_WHAT TO DO_
Read the records below. Copy each line where the string "matplotlib" occurs.

_TASK MATERIAL_
-----

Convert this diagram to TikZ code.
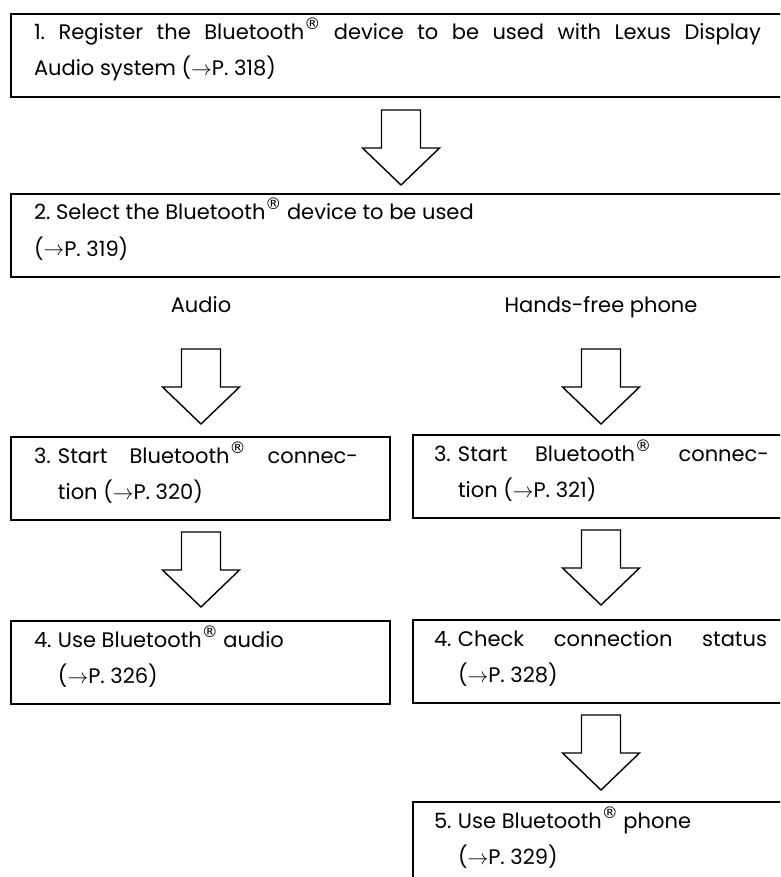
\documentclass[tikz,border=0pt]{standalone}
\usepackage{fontspec}
\setmainfont{Poppins}
\newfontfamily\regfont{DejaVu Sans}
\usetikzlibrary{calc}
\frenchspacing

\newcommand{\btooth}{Bluetooth\raisebox{10pt}{\regfont\fontsize{16}{16}\selectfont ®}}
\newcommand{\seepage}[1]{($\rightarrow$P.~#1)}
\newcommand{\stepno}[1]{\makebox[24pt][l]{#1}}

\tikzset{
    stepbox/.style={draw, line width=2pt, anchor=north west,
        inner ysep=0pt, text height=26pt, text depth=57pt,
        font=\fontsize{21}{36}\selectfont},
    widebox/.style={stepbox, inner xsep=23pt},
    leftbox/.style={stepbox, inner xsep=23pt},
    rightbox/.style={stepbox, inner xsep=21pt},
    branch/.style={anchor=base, font=\fontsize{21}{24}\selectfont},
    arrowline/.style={line width=1.4pt, line join=miter},
    pics/flowarrow/.style={code={
        \draw[arrowline] (-19.5,0) -- (19.5,0) -- (19.5,38) -- (38.5,38)
            -- (0,75) -- (-38.5,38) -- (-19.5,38) -- cycle;
    }}
}

\begin{document}
\begin{tikzpicture}[x=1pt, y=-1pt]
    \path[use as bounding box, clip] (0,0) rectangle (780,877);

    % Общие шаги.
    \node[widebox] (box1) at (10,13)
        {\parbox[t]{760pt}{\makebox[727pt][s]{1. Register the \btooth{} device to be used with Lexus Display}\\
         Audio system \seepage{318}}};
    \node[widebox] (box2) at (10,193)
        {\parbox[t]{760pt}{2. Select the \btooth{} device to be used\\
         \seepage{319}}};

    % Ветви.
    \node[branch] (audio) at (201,312) {Audio};
    \node[branch] (phone) at (601,312) {Hands-free phone};

    % Аудио.
    \node[leftbox] (box3l) at (10,436)
        {\parbox[t]{333pt}{\makebox[324pt][s]{\stepno{3.}Start \btooth{} connec-}\\
         \hspace*{24pt}tion \seepage{320}}};
    \node[leftbox] (box4l) at (10,620)
        {\parbox[t]{333pt}{\stepno{4.}Use \btooth{} audio\\
         \hspace*{24pt}\seepage{326}}};

    % Телефон.
    \node[rightbox] (box3r) at (412,434)
        {\parbox[t]{360pt}{\makebox[335pt][s]{\stepno{3.}Start \btooth{} connec-}\\
         \hspace*{24pt}tion \seepage{321}}};
    \node[rightbox] (box4r) at (412,619)
        {\parbox[t]{360pt}{\makebox[333pt][s]{\stepno{4.}Check connection status}\\
         \hspace*{24pt}\seepage{328}}};
    \node[rightbox] (box5) at (412,801)
        {\parbox[t]{360pt}{\stepno{5.}Use \btooth{} phone\\
         \hspace*{24pt}\seepage{329}}};

    % Стрелки.
    \pic at ($(box1.south west)+(391,12)$) {flowarrow};
    \pic at ($(audio |- box2.south)+(0,71)$) {flowarrow};
    \pic at ($(phone |- box2.south)+(0,71)$) {flowarrow};
    \pic at ($(audio |- box3l.south)+(0,11)$) {flowarrow};
    \pic at ($(phone |- box3r.south)+(0,11)$) {flowarrow};
    \pic at ($(phone |- box4r.south)+(0,11)$) {flowarrow};
\end{tikzpicture}
\end{document}
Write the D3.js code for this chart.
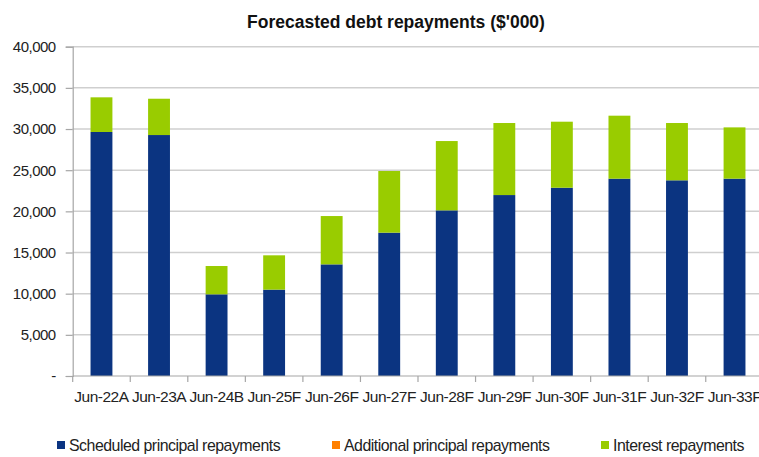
<!DOCTYPE html>
<html>
<head>
<meta charset="utf-8">
<script src="https://cdn.jsdelivr.net/npm/d3@7"></script>
<style>
  html, body { margin: 0; padding: 0; background: #fff; }
  svg { display: block; font-family: "Liberation Sans", Arial, sans-serif; }
</style>
</head>
<body>
<svg id="chart" width="759" height="457"></svg>
<script>
// Forecast periods (A = actual, B = budget, F = forecast)
const categories = ["Jun-22A", "Jun-23A", "Jun-24B", "Jun-25F", "Jun-26F", "Jun-27F",
                    "Jun-28F", "Jun-29F", "Jun-30F", "Jun-31F", "Jun-32F", "Jun-33F"];

// Repayment components, $'000
const scheduledPrincipal = [29640, 29270, 9920, 10490, 13560, 17410, 20120, 21980, 22870, 23970, 23770, 23970];
const additionalPrincipal = [0, 0, 0, 0, 0, 0, 0, 0, 0, 0, 0, 0];
const interest = [4210, 4410, 3440, 4170, 5870, 7490, 8420, 8750, 8020, 7650, 6960, 6230];

const yTicks = [0, 5000, 10000, 15000, 20000, 25000, 30000, 35000, 40000];

const seriesNames = ["Scheduled principal repayments", "Additional principal repayments", "Interest repayments"];
const seriesColors = ["#0b3481", "#ff8000", "#99cc00"];

const rows = categories.map((c, i) => ({
  cat: c,
  s0: scheduledPrincipal[i],
  s1: additionalPrincipal[i],
  s2: interest[i]
}));

const svg = d3.select("#chart");
const margin = { left: 72.7, top: 46.7, bottom: 376 };
const bandW = 57.55;

const x = d3.scaleBand()
  .domain(categories)
  .range([margin.left, margin.left + bandW * categories.length])
  .paddingInner(0.62)
  .paddingOuter(0.31);

const y = d3.scaleLinear().domain([0, 40000]).range([margin.bottom, margin.top]);

// Horizontal gridlines
svg.append("g")
  .selectAll("line")
  .data(yTicks.filter(d => d > 0))
  .join("line")
  .attr("x1", margin.left)
  .attr("x2", margin.left + bandW * categories.length)
  .attr("y1", d => y(d))
  .attr("y2", d => y(d))
  .attr("stroke", "#cfcfcf")
  .attr("stroke-width", 1.5);

// Stacked bars
const stack = d3.stack().keys(["s0", "s1", "s2"]);
const layers = stack(rows);

svg.append("g")
  .selectAll("g")
  .data(layers)
  .join("g")
  .attr("fill", (d, i) => seriesColors[i])
  .selectAll("rect")
  .data(d => d)
  .join("rect")
  .attr("x", d => x(d.data.cat))
  .attr("width", x.bandwidth())
  .attr("y", d => y(d[1]))
  .attr("height", d => Math.max(0, y(d[0]) - y(d[1])));

// Y axis
const yAxis = d3.axisLeft(y)
  .tickValues(yTicks)
  .tickSize(7)
  .tickPadding(10)
  .tickFormat(d => d === 0 ? "-" : d3.format(",")(d));

const yg = svg.append("g")
  .attr("transform", `translate(${margin.left},0)`)
  .call(yAxis);
yg.select(".domain").attr("stroke", "#a6a6a6").attr("stroke-width", 1.2);
yg.selectAll(".tick line").attr("stroke", "#a6a6a6").attr("stroke-width", 1.2);
yg.selectAll("text")
  .attr("font-size", 15)
  .attr("fill", "#222")
  .attr("font-family", "'Liberation Sans', Arial, sans-serif")
  .attr("letter-spacing", -0.5);

// X axis with ticks at band boundaries
const xg = svg.append("g").attr("transform", `translate(0,${margin.bottom})`);
xg.append("line")
  .attr("x1", margin.left)
  .attr("x2", margin.left + bandW * categories.length)
  .attr("stroke", "#a6a6a6")
  .attr("stroke-width", 1.2);
xg.selectAll(".btick")
  .data(d3.range(categories.length))
  .join("line")
  .attr("class", "btick")
  .attr("x1", i => margin.left + i * bandW)
  .attr("x2", i => margin.left + i * bandW)
  .attr("y1", 0)
  .attr("y2", 6)
  .attr("stroke", "#a6a6a6")
  .attr("stroke-width", 1.2);
xg.selectAll(".xlab")
  .data(categories)
  .join("text")
  .attr("class", "xlab")
  .attr("x", d => x(d) + x.bandwidth() / 2)
  .attr("y", 25.5)
  .attr("text-anchor", "middle")
  .attr("font-size", 15.5)
  .attr("letter-spacing", -0.5)
  .attr("fill", "#222")
  .text(d => d);

// Title
svg.append("text")
  .attr("x", 396)
  .attr("y", 28)
  .attr("text-anchor", "middle")
  .attr("font-size", 17.5)
  .attr("font-weight", "bold")
  .attr("fill", "#111")
  .text("Forecasted debt repayments ($'000)");

// Legend
const legendX = [57, 332, 601];
const lg = svg.append("g")
  .selectAll("g")
  .data(seriesNames)
  .join("g")
  .attr("transform", (d, i) => `translate(${legendX[i]},441)`);
lg.append("rect")
  .attr("width", 8)
  .attr("height", 8)
  .attr("fill", (d, i) => seriesColors[i]);
lg.append("text")
  .attr("x", 12)
  .attr("y", 9.5)
  .attr("font-size", 15.9)
  .attr("letter-spacing", -0.5)
  .attr("fill", "#222")
  .text(d => d);
</script>
</body>
</html>
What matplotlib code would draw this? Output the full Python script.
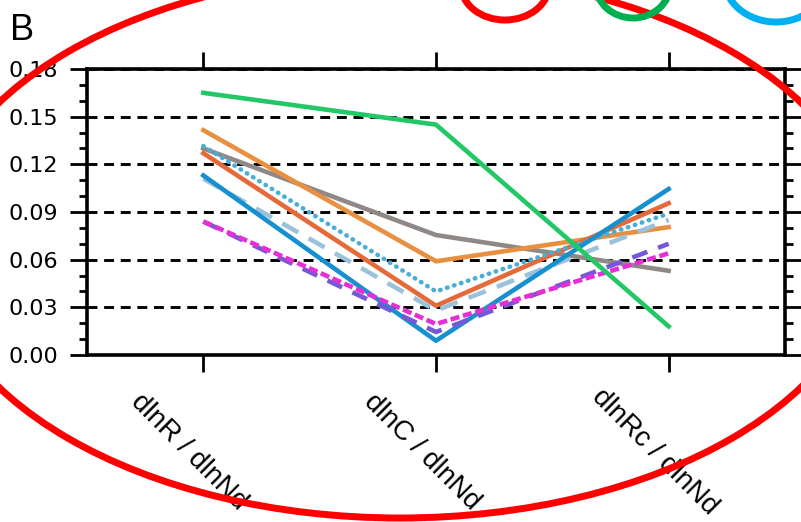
import matplotlib.pyplot as plt
from matplotlib.patches import Ellipse
from matplotlib.ticker import MultipleLocator

# categories and values
categories = ['dlnR / dlnNd', 'dlnC / dlnNd', 'dlnRc / dlnNd']
green = [0.165, 0.145, 0.018]
gray = [0.130, 0.0755, 0.053]
orange = [0.1415, 0.059, 0.0805]
red_orange = [0.127, 0.031, 0.0955]
blue_dotted = [0.1315, 0.040, 0.089]
pale_dashed = [0.111, 0.028, 0.085]
blue = [0.113, 0.009, 0.1045]
purple_dashed = [0.084, 0.0145, 0.070]
magenta_dashed = [0.084, 0.0195, 0.064]

W, H = 801, 522
fig = plt.figure(figsize=(W / 100, H / 100), dpi=100)
ax = fig.add_axes([87 / W, 1 - 355 / H, (785 - 87) / W, (355 - 69) / H])

x = range(len(categories))
lw = 3.3
ax.plot(x, gray, color='#8f8886', lw=lw, zorder=3)
ax.plot(x, orange, color='#e8903f', lw=lw, zorder=3)
ax.plot(x, red_orange, color='#e56a3a', lw=lw, zorder=3)
ax.plot(x, pale_dashed, color='#9cc2db', lw=lw, ls=(0, (4, 2.6)), zorder=3)
ax.plot(x, blue_dotted, color='#48aed8', lw=lw, ls=(0, (0.1, 1.5)),
        dash_capstyle='round', zorder=3)
ax.plot(x, blue, color='#1690cf', lw=lw, zorder=3)
ax.plot(x, purple_dashed, color='#7458d6', lw=lw, ls=(0, (3.5, 2.5)), zorder=3)
ax.plot(x, magenta_dashed, color='#e62ed6', lw=lw, ls=(0, (2, 0.8)), zorder=3)
ax.plot(x, green, color='#22c866', lw=lw, zorder=3)

ax.set_xlim(-0.5, 2.5)
ax.set_ylim(0, 0.18)
ax.yaxis.set_major_locator(MultipleLocator(0.03))
ax.yaxis.set_minor_locator(MultipleLocator(0.01))
ax.yaxis.set_major_formatter(plt.FormatStrFormatter('%.2f'))
ax.set_xticks(list(x))
ax.set_xticklabels([])

ax.tick_params(axis='both', which='major', direction='out', length=12, width=2,
               top=True, right=True, labelsize=16, pad=9)
ax.tick_params(axis='y', which='minor', direction='out', length=6, width=2,
               right=True)
for s in ax.spines.values():
    s.set_linewidth(2.6)

ax.yaxis.grid(True, which='major', color='black', lw=2.1, ls=(0, (3.4, 2.3)))
ax.xaxis.grid(False)

for i, lab in enumerate(categories):
    ax.text(i - 0.06, -0.339, lab, transform=ax.get_xaxis_transform(),
            rotation=-45, ha='center', va='center', fontsize=20,
            family='Liberation Sans', rotation_mode='anchor')

fig.text(10 / W, 1 - 40 / H, 'B', fontsize=26, family='Liberation Sans')

# hand-drawn highlight marks
def mark(cx, cy, w, h, color, lw=5):
    fig.patches.append(Ellipse((cx / W, 1 - cy / H), w / W, h / H,
                               transform=fig.transFigure, fill=False,
                               edgecolor=color, lw=lw, zorder=10))

mark(400, 245, 940, 546, '#ff0000')
mark(505, -15, 88, 70, '#ff0000')
mark(633, -15, 74, 66, '#00b050')
mark(776, -22, 104, 88, '#00b0f0')

fig.savefig('out.png', dpi=100)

-----

_OUTPUT FOR THIS EXERCISE_
What matplotlib code would draw this? Output the full Python script.
import matplotlib.pyplot as plt
from matplotlib.patches import Ellipse
from matplotlib.ticker import MultipleLocator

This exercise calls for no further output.